Your experience with Yelp and Angi is incredibly common. Most contractors find out the hard way that those massive platforms are a money pit. They sell the same lead to five of your competitors, charge crazy fees, and trap you in contracts that underdeliver.
When it comes to smaller, local agencies, it's a mixed bag. A lot of them charge a monthly retainer ($500 to $1,000) just to post generic stock content on your social media and send you a confusing spreadsheet to justify their fee. That is a total waste of money.
Before you cut a check to anyone, keep in mind that for a local home service business, you can do 80% of the heavy lifting yourself for free.
Here is what I've found works best:
- Use Instagram as your digital portfolio. Take crisp, high-quality before-and-after photos of your actual projects. Potential clients want to see real, local transformations—not polished stock photos posted by an agency.

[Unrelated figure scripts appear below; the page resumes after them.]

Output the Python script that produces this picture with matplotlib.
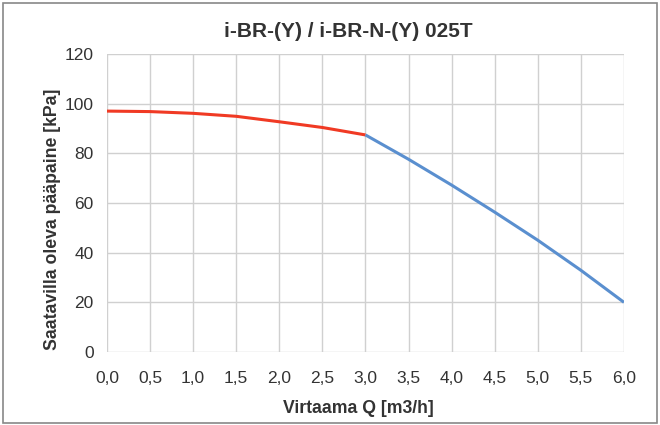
import matplotlib
matplotlib.use("Agg")
import matplotlib.pyplot as plt
from matplotlib.patches import Rectangle
from matplotlib.ticker import FuncFormatter

plt.rcParams['font.family'] = ['Liberation Sans', 'DejaVu Sans']

q_red = [0.0, 0.5, 1.0, 1.5, 2.0, 2.5, 3.0]
p_red = [97.0, 96.8, 96.1, 94.9, 92.7, 90.4, 87.4]
q_blue = [3.0, 3.5, 4.0, 4.5, 5.0, 5.5, 6.0]
p_blue = [87.4, 77.6, 67.2, 56.3, 45.0, 32.9, 20.0]

title = "i-BR-(Y) / i-BR-N-(Y) 025T"
xlabel = "Virtaama Q [m3/h]"
ylabel = "Saatavilla oleva pääpaine [kPa]"

fig = plt.figure(figsize=(6.6, 4.25), dpi=100)
ax = fig.add_axes([0.1621, 0.1718, 0.7833, 0.7012])

ax.plot(q_red, p_red, color='#f03a24', lw=2.2, solid_capstyle='butt', zorder=3)
ax.plot(q_blue, p_blue, color='#5a8fcf', lw=2.2, solid_capstyle='butt', zorder=3)

ax.set_xlim(0, 6)
ax.set_ylim(0, 120)
ax.set_xticks([i * 0.5 for i in range(13)])
ax.set_yticks(range(0, 121, 20))
ax.xaxis.set_major_formatter(FuncFormatter(lambda v, p: f"{v:.1f}".replace('.', ',')))
ax.grid(True, color='#d0d0d0', lw=1.0)
ax.set_axisbelow(True)
for s in ax.spines.values():
    s.set_visible(False)
ax.tick_params(length=0, labelsize=12.5, colors='#333333')
ax.tick_params(axis='x', pad=14)
ax.tick_params(axis='y', pad=9.7)

# title / axis labels placed where the reference has them
fig.text(0.527, 0.912, title, fontsize=15, fontweight='bold', color='#333333',
         ha='center', va='baseline')
fig.text(0.5425, 0.029, xlabel, fontsize=12.7, fontweight='bold', color='#333333',
         ha='center', va='baseline')
fig.text(0.0795, 0.4847, ylabel, fontsize=12.7, fontweight='bold', color='#333333',
         ha='center', va='center', rotation=90)

fig.patches.append(Rectangle((0.004, 0.004), 0.992, 0.988, transform=fig.transFigure,
                             fill=False, edgecolor='#888888', lw=1.2))

fig.savefig("out.png", dpi=100)
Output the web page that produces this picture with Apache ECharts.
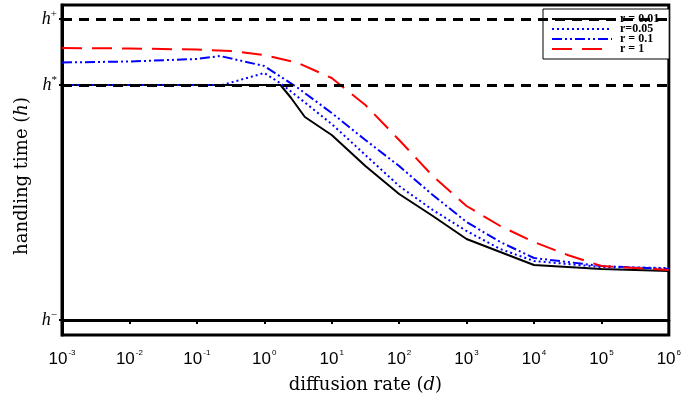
<!DOCTYPE html>
<html>
<head>
<meta charset="utf-8">
<script src="https://cdn.jsdelivr.net/npm/echarts@6/dist/echarts.min.js"></script>
<style>html,body{margin:0;padding:0;background:#fff}#c{width:684px;height:405px}</style>
</head>
<body>
<div id="c"></div>
<script>
// Series data: diffusion rate d and handling time h (units where h- = 0, h+ = 301)
var seriesNames = ['r = 0.01', 'r=0.05', 'r = 0.1', 'r = 1'];
var d_r001 = [1e-3, 1.74, 2.5, 4, 10, 31.6, 100, 316, 1000, 3162, 1e4, 1e5, 1e6];
var h_r001 = [235, 235, 222, 203, 185, 154, 126, 104, 81, 68, 55, 51, 49];
var d_r005 = [1e-3, 0.24, 1, 1.8, 3.16, 10, 31.6, 100, 316, 1000, 3162, 1e4, 1e5, 1e6];
var h_r005 = [235, 235, 247, 236, 223, 196, 165, 134, 110, 89, 71, 59, 53, 52];
var d_r01 = [1e-3, 1e-2, 0.1, 0.22, 1, 3.16, 10, 31.6, 100, 316, 1000, 3162, 1e4, 1e5, 1e6];
var h_r01 = [257.5, 258.5, 261, 264, 254, 232, 207, 180, 154, 125, 98, 78, 62, 54, 51];
var d_r1 = [1e-3, 1e-2, 0.1, 0.316, 1, 3.16, 10, 31.6, 100, 316, 1000, 3162, 1e4, 3.16e4, 1e5, 1e6];
var h_r1 = [272, 271.5, 270.5, 269, 265, 257, 242, 215, 180, 144, 114, 94, 78, 65, 54, 50];
// reference levels h-, h*, h+
var hLevels = [0, 235, 301];
var hLevelLabels = ['{h|h}{s|\u2212}', '{h|h}{s|*}', '{h|h}{s|+}'];

function pairs(xs, ys) { return xs.map(function (x, i) { return [x, ys[i]]; }); }

var chart = echarts.init(document.getElementById('c'));
var serif = 'DejaVu Serif';
chart.setOption({
  animation: false,
  grid: { left: 62, right: 8, top: 5, bottom: 70, show: true, borderColor: '#000', borderWidth: 3, backgroundColor: 'transparent' },
  legend: {
    data: seriesNames,
    orient: 'vertical',
    left: 543, top: 9,
    itemWidth: 60, itemHeight: 10, itemGap: -2,
    padding: [4, 10, 4, 8],
    borderColor: '#000', borderWidth: 1,
    backgroundColor: '#fff',
    itemStyle: { opacity: 0 },
    textStyle: { fontFamily: 'Liberation Serif', fontWeight: 'bold', fontSize: 12, color: '#000', padding: [0, 0, 0, 3] }
  },
  xAxis: {
    type: 'log', logBase: 10, min: 1e-3, max: 1e6, splitNumber: 9,
    name: '{n|diffusion rate (}{i|d}{n|)}',
    nameLocation: 'middle', nameGap: 41,
    nameTextStyle: { rich: { n: { fontFamily: serif, fontSize: 18, color: '#000' }, i: { fontFamily: serif, fontStyle: 'italic', fontSize: 18, color: '#000' } } },
    axisLine: { lineStyle: { color: '#000', width: 3 } },
    axisTick: { show: true, length: 4, lineStyle: { color: '#000', width: 2 } },
    splitLine: { show: false },
    minorTick: { show: false },
    axisLabel: {
      margin: 14,
      formatter: function (v) { var e = Math.round(Math.log10(v)); return '{b|10}{e|' + e + '}'; },
      rich: {
        b: { fontFamily: 'Liberation Sans', fontSize: 17, color: '#000' },
        e: { fontFamily: 'Liberation Sans', fontSize: 8, color: '#000', verticalAlign: 'top', padding: [0, 0, 12, 1] }
      }
    }
  },
  yAxis: {
    type: 'value', min: -15, max: 315,
    name: '{n|handling time (}{i|h}{n|)}',
    nameLocation: 'middle', nameGap: 31, nameRotate: 90,
    nameTextStyle: { padding: [0, 12, 0, 0], rich: { n: { fontFamily: serif, fontSize: 18, color: '#000' }, i: { fontFamily: serif, fontStyle: 'italic', fontSize: 18, color: '#000' } } },
    axisLine: { show: true, lineStyle: { color: '#000', width: 3 } },
    axisTick: { show: true, length: 3, customValues: hLevels, lineStyle: { color: '#000', width: 2 } },
    splitLine: { show: false },
    axisLabel: {
      margin: 5,
      customValues: hLevels,
      formatter: function (v) { return hLevelLabels[hLevels.indexOf(v)]; },
      rich: {
        h: { fontFamily: 'Liberation Serif', fontStyle: 'italic', fontSize: 18, color: '#000' },
        s: { fontFamily: 'Liberation Serif', fontSize: 11, color: '#000', verticalAlign: 'top', padding: [0, 0, 10, 0] }
      }
    }
  },
  series: [
    {
      name: 'levels', type: 'line', data: [], silent: true,
      markLine: {
        silent: true, symbol: 'none', animation: false,
        label: { show: false },
        lineStyle: { color: '#000', width: 3, type: [10, 7] },
        data: hLevels.map(function (v) { return { yAxis: v }; })
      }
    },
    { name: seriesNames[0], type: 'line', symbol: 'none', data: pairs(d_r001, h_r001), color: '#000', lineStyle: { color: '#000', width: 2, type: 'solid' } },
    { name: seriesNames[1], type: 'line', symbol: 'none', data: pairs(d_r005, h_r005), color: '#0000ff', lineStyle: { color: '#0000ff', width: 2, type: [2, 3] } },
    { name: seriesNames[2], type: 'line', symbol: 'none', data: pairs(d_r01, h_r01), color: '#0000ff', lineStyle: { color: '#0000ff', width: 2, type: [10, 3, 2, 3, 2, 3] } },
    { name: seriesNames[3], type: 'line', symbol: 'none', data: pairs(d_r1, h_r1), color: '#ff0000', lineStyle: { color: '#ff0000', width: 2, type: [20, 10] } }
  ]
});
</script>
</body>
</html>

- Obsess over your Google Business Profile. This is where your actual local customers are looking. Instead of paying an agency to "manage" it, just focus your energy on getting a solid system in place to ask every single satisfied customer for a 5-star review the day the job wraps up.
If you do interview a local company to take the weight off your shoulders, watch out for red flags. If they guarantee the "#1 spot on Google," try to lock you into a 12-month contract right away, or can't show you real lead numbers they've generated for other guys in the trades, walk away.
If you have the time to take good photos and chase down reviews, keeping it in-house is usually the most profitable route.